Questo secondo caso ha ugualmente preso avvio da un avviso di accertamento emesso, a seguito di verifiche fiscali effettuate dalla Guardia di finanza, dall'Agenzia delle Entrate nei confronti di un esercente il commercio di articoli sportivi poi dichiarato fallito con cui era stato determinato un maggior ricavo. Erano perciò stati chiamati a tassazione maggiori imposte ai fini IVA, IRPEF ed IVA per circa 450 mila euro. L’Ufficio era arrivato a questo risultato applicando al costo della merce venduta un ricarico del 60% sulla base del solo confronto tra alcune fatture di acquisto con quelle di vendita.

Dal suo canto la società contribuente aveva contestato le risultanze dell’Agenzia delle Entrate, non ritenendole veritiere. In particolare, la ricorrente ha lamentato la metodologia adoperata dall’Amministrazione Finanziaria la quale era ricorsa ad una valutazione induttiva dei ricavi anche in presenza di una contabilità regolare. In secondo luogo, l’Ufficio non era riuscito a calcolare a ritroso le rimanenze e si era basato su una media ponderata del ricarico tra le fatture di acquisto e quelle di vendita in quanto non aveva considerato l'inventario analitico redatto dagli organi fallimentari. Infine, l’Agenzia non aveva tenuto conto dell’agguerrita concorrenza che aveva costretto l’esercizio commerciale a vendere sottocosto.

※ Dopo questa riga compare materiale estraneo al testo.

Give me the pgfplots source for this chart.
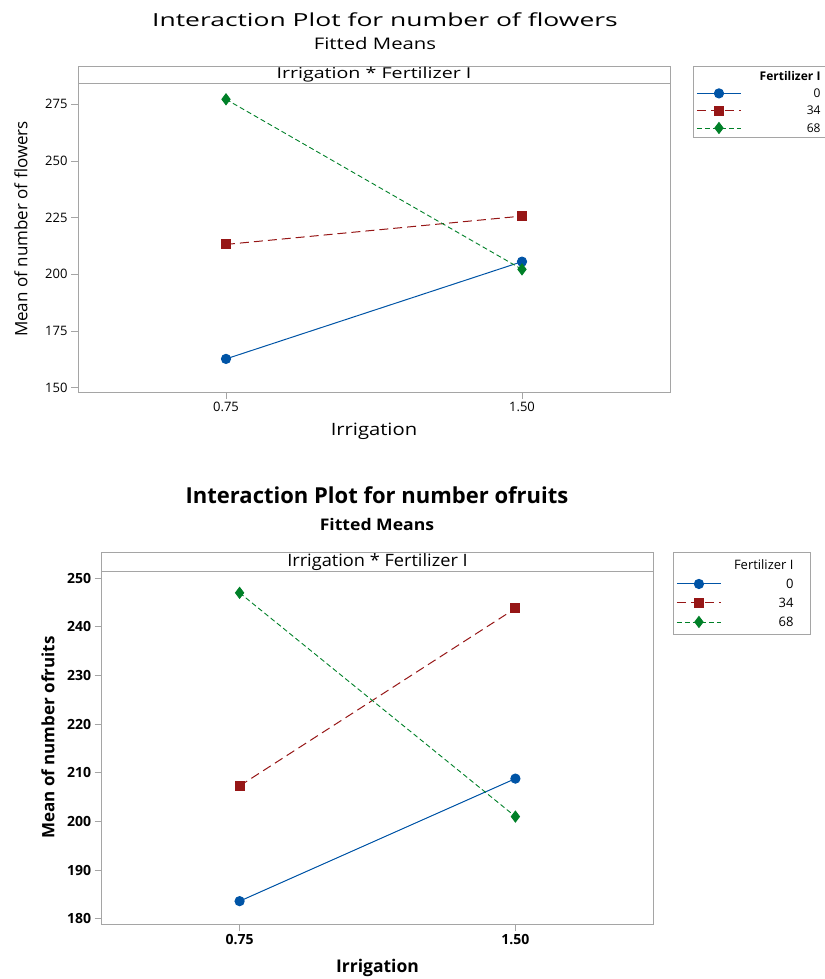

I giudici di merito hanno accolto il ricorso del contribuente ritenendo che la percentuale di ricarico applicata dall'Agenzia delle Entrate fosse solo presunta e basata esclusivamente su una media aritmetica semplice, non ponderata.

Inoltre, per i giudici l’ufficio tributario non aveva precisato i motivi per cui era stato svolto un accertamento induttivo nonostante la regolare tenuta della contabilità da parte del commerciante. Infine, l’organo accertatore non aveva considerato le delicate condizioni di difficoltà in cui era svolta l’attività, che è poi fallita.

Corte di Cassazione, V Sez. Civile, sentenza n. 17785 del 19/07/2017

Infine, questo terzo ed ultimo caso ha riguardato la vendita avente ad oggetto la cessione tra due parti di un ramo di azienda inerente il commercio al dettaglio di articoli sportivi e per il tempo libero e del fabbricato in cui essa veniva esercitata.

Ad avviso dell’ufficio tributario ed anche dei giudici di merito in questo caso il contratto posto in essere dalle parti costituiva una vera e propria cessione di ramo d'azienda. Ciò in quanto in passato l'attività di commercio di articoli sportivi veniva esercitata nel fabbricato oggetto di vendita, così come successivamente alla vendita. Per tali ragioni l’Agenzia delle Entrate contestava la liquidazione delle imposte relative derivanti dalla stipula del contratto, ritenendo che tale cessione dovesse essere sottoposta non ad IVA, ma ad imposta di registro, in particolare alle imposte indirette previste per la cessione a titolo oneroso di fabbricati.

La Cassazione, però, ha ribaltato questa impostazione accogliendo il ricorso del contribuente. Per i giudici infatti si può parlare di cessione d’azienda solo quando a prescindere dalla volontà delle parti, dalla quantità e dal momento dei beni ceduti rimanga un’organizzazione tipica dell’attività di impresa. Cosa che, nel caso di specie, non si era verificata.